Tristan und Isolde (R. Wagner)
Teatro Campoamor (Oviedo)
15 de Septiembre de 2007
Me sentía incapaz de mover un solo músculo. Mi barbilla se había aferrado fuertemente a la barandilla tapizada que me separaba, lejos, del escenario. Me dolía la mandíbula de apretar los dientes durante tanto tiempo, pero no me importaba lo más mínimo. No podía moverme y tampoco quería hacerlo. Temía que cualquier cambio de postura rompiera la magia que se había creado. A cualquier impertinencia habría respondido con una bofetada, sin sentirme culpable ni un instante. Nadie tenía derecho a sacarme de ahí. La atmósfera era única. Todos los elementos que hacen de la ópera un espectáculo total se habían juntado para conseguirlo.
La escena, oscura, cobijaba a un Tristán colérico que moría enloquecido con la idea de volver a ver por un instante a la única mujer que le mantenía con vida. Una hora de agonía, de dolor, de locura y de nostalgia. Una hora de atletismo vocal indescriptible que me sumía en la experiencia musical más intensa de mi corta vida, por imperfecta que fuera.
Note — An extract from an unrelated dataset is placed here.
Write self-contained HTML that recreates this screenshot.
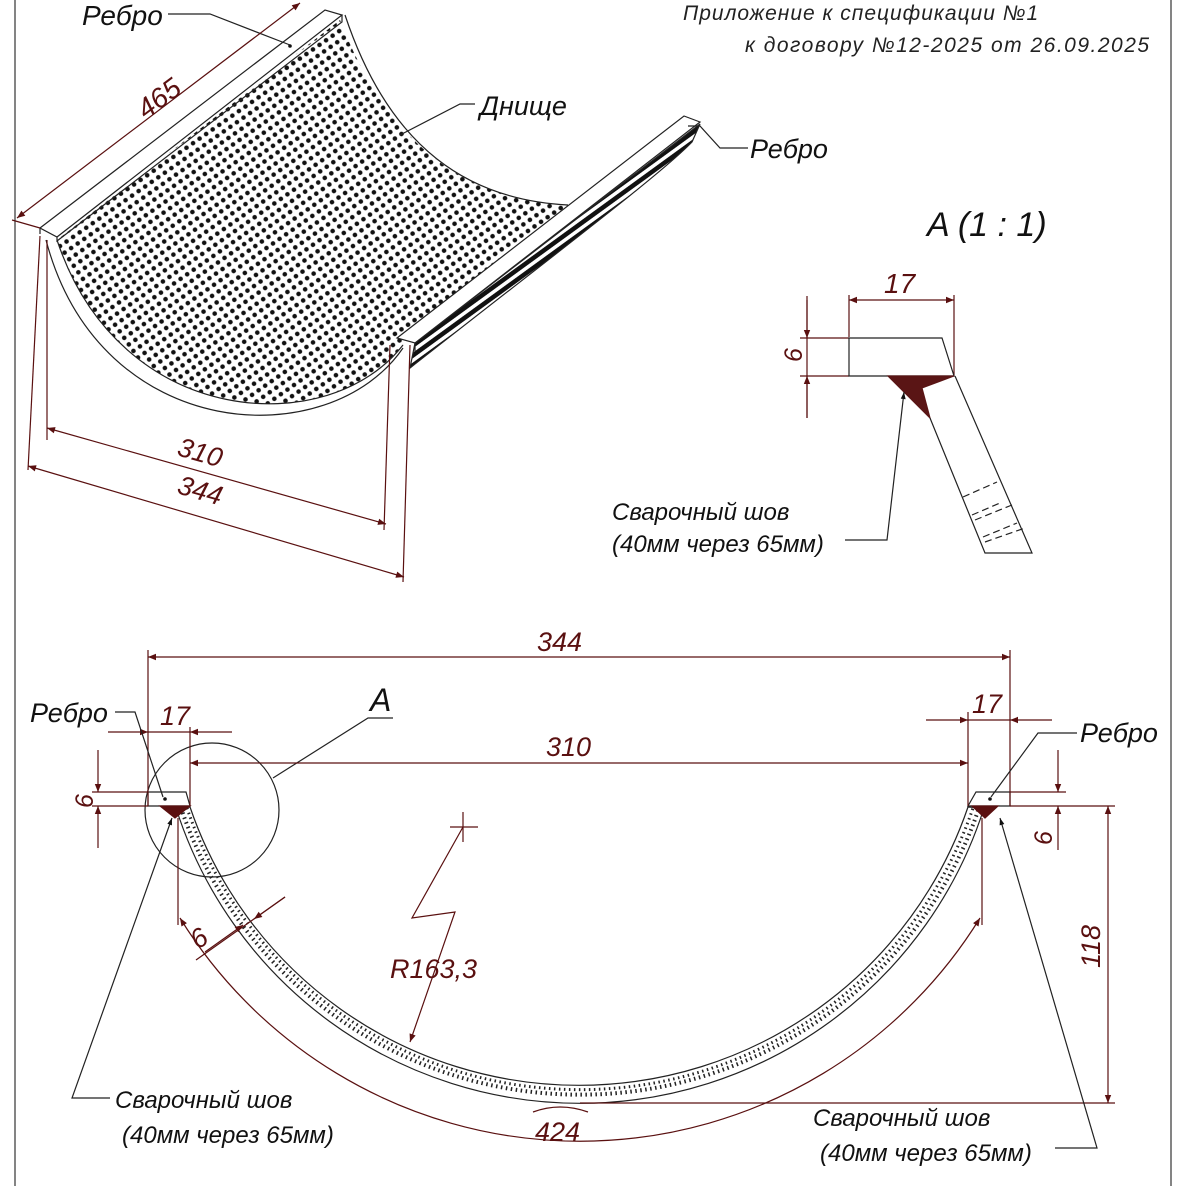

El liebstood final de Isolda pasó de ser una página bellísima a un colofón de música explosiva imposible de narrar. No había asistido a la mejor función de Tristán e Isolda, pero poco me importaba. En esos momentos no había lugar para la frialdad. Ni para la crítica. Era mi primer Tristán y mi comunión definitiva con Wagner. Quería compartirlo. Me habría gustado parar el mundo por un instante y que todos supieran que acababa de vivir algo único. Y sin embargo no encontraba las palabras. Cualquier expresión quedaba muy por debajo de lo que sentía. Qué cortas se quedan las palabras a veces, y qué grande es la música.